Neutrino oscillations and the search for CP violation in T2K

One of the outstanding questions in Physics is the origin of matter in the universe. Why is the universe filled with matter and not antimatter? In 1967, the Soviet physicist Andrei Sakharov postulated that three conditions have to be met for the matter-antimatter asymmetry of the universe to arise: 1) non-conservation of baryon number; 2) Charge-Parity (CP) symmetry violation; and 3) interactions out of thermal equilibrium in the early universe. Charge-Parity has been shown to be violated in weak interactions, exclusively in the interactions and decays of hadrons that contain quarks. However, the level of CP violation in the quark sector is not sufficient to explain the matter-antimatter asymmetry of the universe. CP violation of neutrinos could potentially solve this problem, by exploring differences between the way neutrinos and antineutrinos oscillate between one flavour and the other. CP-violation in leptons could give rise to a baryon asymmetry in the early universe, which would create the conditions for the matter-antimatter asymmetry observed in the universe today.

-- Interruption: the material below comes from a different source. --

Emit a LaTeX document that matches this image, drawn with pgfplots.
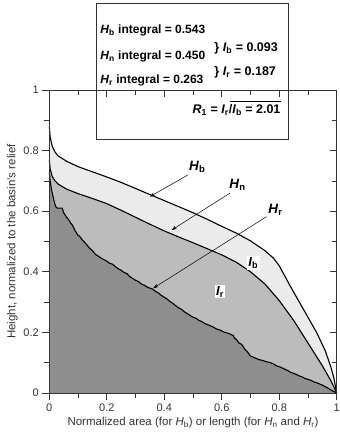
\documentclass[border=0pt]{standalone}
\usepackage{pgfplots}
\pgfplotsset{compat=1.18}
\usepackage{fontspec}
\setmainfont{Liberation Sans}
\usetikzlibrary{arrows.meta}
\definecolor{darkfill}{HTML}{8E8E8E}
\definecolor{midfill}{HTML}{BCBCBC}
\definecolor{lightfill}{HTML}{EBEBEB}
\definecolor{axcol}{HTML}{333333}

\pgfplotstableread{
x y
0 0.88
0.003 0.845
0.01 0.815
0.02 0.795
0.03 0.783
0.06 0.765
0.1 0.747
0.15 0.73
0.2 0.713
0.25 0.695
0.3 0.675
0.35 0.655
0.4 0.635
0.45 0.615
0.5 0.595
0.55 0.573
0.6 0.55
0.65 0.528
0.7 0.502
0.75 0.47
0.78 0.445
0.8 0.42
0.82 0.385
0.84 0.35
0.87 0.3
0.9 0.25
0.93 0.2
0.96 0.14
0.98 0.085
0.99 0.05
1 0
}\Hb

\pgfplotstableread{
x y
0 0.77
0.003 0.74
0.01 0.715
0.02 0.7
0.03 0.69
0.06 0.673
0.1 0.658
0.15 0.642
0.2 0.625
0.25 0.603
0.3 0.58
0.35 0.557
0.4 0.535
0.45 0.515
0.5 0.496
0.55 0.476
0.6 0.456
0.65 0.432
0.7 0.4
0.75 0.36
0.8 0.305
0.85 0.24
0.9 0.165
0.95 0.09
0.98 0.04
1 0
}\Hn

\pgfplotstableread{
x y
0 0.73
0.003 0.70
0.008 0.67
0.015 0.64
0.022 0.615
0.028 0.61
0.045 0.61
0.05 0.595
0.06 0.58
0.065 0.575
0.075 0.56
0.08 0.555
0.09 0.535
0.1 0.52
0.105 0.518
0.115 0.505
0.125 0.495
0.13 0.49
0.14 0.478
0.15 0.47
0.16 0.458
0.17 0.452
0.18 0.445
0.19 0.44
0.2 0.435
0.21 0.428
0.22 0.425
0.23 0.417
0.24 0.41
0.25 0.405
0.26 0.398
0.27 0.394
0.28 0.384
0.29 0.378
0.3 0.372
0.31 0.368
0.32 0.36
0.33 0.356
0.34 0.35
0.35 0.346
0.36 0.343
0.37 0.335
0.38 0.33
0.39 0.322
0.4 0.316
0.41 0.31
0.42 0.302
0.43 0.296
0.44 0.288
0.45 0.281
0.46 0.276
0.47 0.268
0.48 0.262
0.49 0.256
0.5 0.25
0.51 0.247
0.52 0.24
0.53 0.236
0.54 0.23
0.55 0.226
0.56 0.222
0.57 0.218
0.58 0.212
0.59 0.209
0.6 0.205
0.61 0.2
0.62 0.198
0.63 0.194
0.64 0.19
0.645 0.18
0.65 0.178
0.66 0.165
0.67 0.16
0.68 0.145
0.69 0.135
0.7 0.122
0.71 0.118
0.72 0.114
0.73 0.11
0.74 0.108
0.75 0.105
0.76 0.102
0.77 0.1
0.78 0.096
0.79 0.09
0.8 0.087
0.81 0.083
0.82 0.078
0.83 0.074
0.84 0.068
0.85 0.065
0.86 0.061
0.87 0.056
0.88 0.053
0.89 0.048
0.9 0.045
0.91 0.042
0.92 0.037
0.93 0.034
0.94 0.03
0.95 0.026
0.96 0.021
0.97 0.016
0.98 0.01
0.99 0.005
1 0
}\Hr

\begin{document}
\begin{tikzpicture}
\useasboundingbox (-49.3bp,-45bp) rectangle (290.7bp,393bp);
\begin{axis}[
  at={(0,0)}, anchor=south west,
  scale only axis, width=287.4bp, height=303bp,
  xmin=0, xmax=1, ymin=0, ymax=1,
  xtick={0,0.2,0.4,0.6,0.8,1},
  ytick={0,0.2,0.4,0.6,0.8,1},
  minor xtick={0.1,0.3,0.5,0.7,0.9},
  minor ytick={0.1,0.3,0.5,0.7,0.9},
  xtick pos=bottom, ytick pos=left,
  tick align=outside,
  major tick length=7bp, minor tick length=5bp,
  every tick/.style={axcol, line width=0.7bp},
  axis line style={axcol, line width=0.9bp},
  /pgf/number format/assume math mode=true,
  tick label style={font=\fontsize{11bp}{13bp}\selectfont, text=black!80},
  label style={font=\fontsize{11.5bp}{13bp}\selectfont, text=black!80},
  xlabel={Normalized area (for \textit{H}\textsubscript{b}) or length (for \textit{H}\textsubscript{n} and \textit{H}\textsubscript{r})},
  ylabel={Height, normalized to the basin's relief},
  xlabel style={yshift=1bp},
  ylabel style={yshift=-1bp},
  clip=false,
  axis on top,
]
\addplot[draw=none, fill=lightfill] table {\Hb} \closedcycle;
\addplot[draw=none, fill=midfill] table {\Hn} \closedcycle;
\addplot[draw=none, fill=darkfill] table {\Hr} \closedcycle;
\addplot[black, line width=1.1bp] table {\Hb};
\addplot[black, line width=1.1bp] table {\Hn};
\addplot[black, line width=1.1bp] table {\Hr};

% arrows and labels
\draw[-{Stealth[length=5bp,width=3.5bp]}, line width=0.5bp] (axis cs:0.483,0.72) -- (axis cs:0.35,0.648);
\draw[-{Stealth[length=5bp,width=3.5bp]}, line width=0.5bp] (axis cs:0.629,0.66) -- (axis cs:0.426,0.538);
\draw[-{Stealth[length=5bp,width=3.5bp]}, line width=0.5bp] (axis cs:0.756,0.582) -- (axis cs:0.362,0.346);
\node[font=\fontsize{13.5bp}{15bp}\selectfont\bfseries] at (axis cs:0.515,0.746) {\textit{H}\textsubscript{b}};
\node[font=\fontsize{13.5bp}{15bp}\selectfont\bfseries] at (axis cs:0.655,0.686) {\textit{H}\textsubscript{n}};
\node[font=\fontsize{13.5bp}{15bp}\selectfont\bfseries] at (axis cs:0.787,0.604) {\textit{H}\textsubscript{r}};
\node[fill=white, inner sep=1.2bp, font=\fontsize{13bp}{15bp}\selectfont\bfseries] at (axis cs:0.71,0.428) {\textit{I}\textsubscript{b}};
\node[fill=white, inner sep=1.2bp, font=\fontsize{13bp}{15bp}\selectfont\bfseries] at (axis cs:0.594,0.334) {\textit{I}\textsubscript{r}};

% info box
\draw[fill=white, draw=axcol, line width=0.9bp] (axis cs:0.163,0.838) rectangle (axis cs:0.831,1.284);
\begin{scope}[every node/.style={font=\fontsize{12bp}{14bp}\selectfont\bfseries, inner sep=0pt}]
\node[anchor=west] at (axis cs:0.177,1.198) {\textit{H}\textsubscript{b} integral = 0.543};
\node[anchor=west] at (axis cs:0.177,1.110) {\textit{H}\textsubscript{n} integral = 0.450};
\node[anchor=west] at (axis cs:0.177,1.030) {\textit{H}\textsubscript{r} integral = 0.263};
\node[anchor=west, font=\fontsize{12.5bp}{14bp}\selectfont\bfseries] at (axis cs:0.574,1.139) {\}~\textit{I}\textsubscript{b} = 0.093};
\node[anchor=west, font=\fontsize{12.5bp}{14bp}\selectfont\bfseries] at (axis cs:0.574,1.059) {\}~\textit{I}\textsubscript{r} = 0.187};
\node[anchor=east, font=\fontsize{12.5bp}{14bp}\selectfont\bfseries] at (axis cs:0.805,0.934) {\textit{R}\textsubscript{1} = \textit{I}\textsubscript{r}/\textit{I}\textsubscript{b} = 2.01};
\end{scope}
\draw[line width=0.8bp] (axis cs:0.629,0.962) -- (axis cs:0.805,0.962);
\end{axis}
\begin{axis}[
  at={(0,0)}, anchor=south west,
  scale only axis, width=287.4bp, height=303bp,
  xmin=0, xmax=1, ymin=0, ymax=1,
  xtick={0,0.2,0.4,0.6,0.8,1},
  ytick={0,0.2,0.4,0.6,0.8,1},
  minor xtick={0.1,0.3,0.5,0.7,0.9},
  minor ytick={0.1,0.3,0.5,0.7,0.9},
  xtick pos=top, ytick pos=right,
  tick align=inside,
  xticklabels={}, yticklabels={},
  major tick length=7bp, minor tick length=5bp,
  every tick/.style={axcol, line width=0.7bp},
  axis line style={draw=none},
]
\end{axis}
\end{tikzpicture}
\end{document}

In this project, the student will carry out an electron-neutrino appearance measurement in the T2K experiment, using both neutrino and antineutrino beams. These data will be used to perform a near-to-far detector global fit of both neutrino and antineutrino oscillations to search for CP violation in the neutrino sector, using sophisticated statistical techniques. The difference between electron-neutrino and electron-antineutrino appearance could provide the first evidence for CP violation in neutrinos, which would be the first evidence of matter-antimatter asymmetry using leptons. Hints of CP violation in neutrinos have already been shown in T2K. The aims and objectives of this project are to show the first evidence of neutrino CP violation exceeding three standard deviations for the first time and to perform a preliminary measurement of the complex phase responsible for CP violation in the Pontecorvo-Maki-Nakagawa-Sakata (PMNS) matrix that gives rise to neutrino mixing.

During the studentship, the student will develop advanced data analysis and fitting techniques, using machine-learning algorithms that have extensive applications in other scientific and commercial disciplines. Furthermore, the student will work on upgrades of the T2K instrumentation, including preparations for new improved neutrino detector systems. Some areas include the development, testing and commissioning of new detectors being installed for the T2K upgrade, or testing new electronic boards for the Hyper-Kamiokande experiment, which will be the successor experiment to T2K. These developments have potential impact in state-of-the-art imaging detectors and high-speed electronics.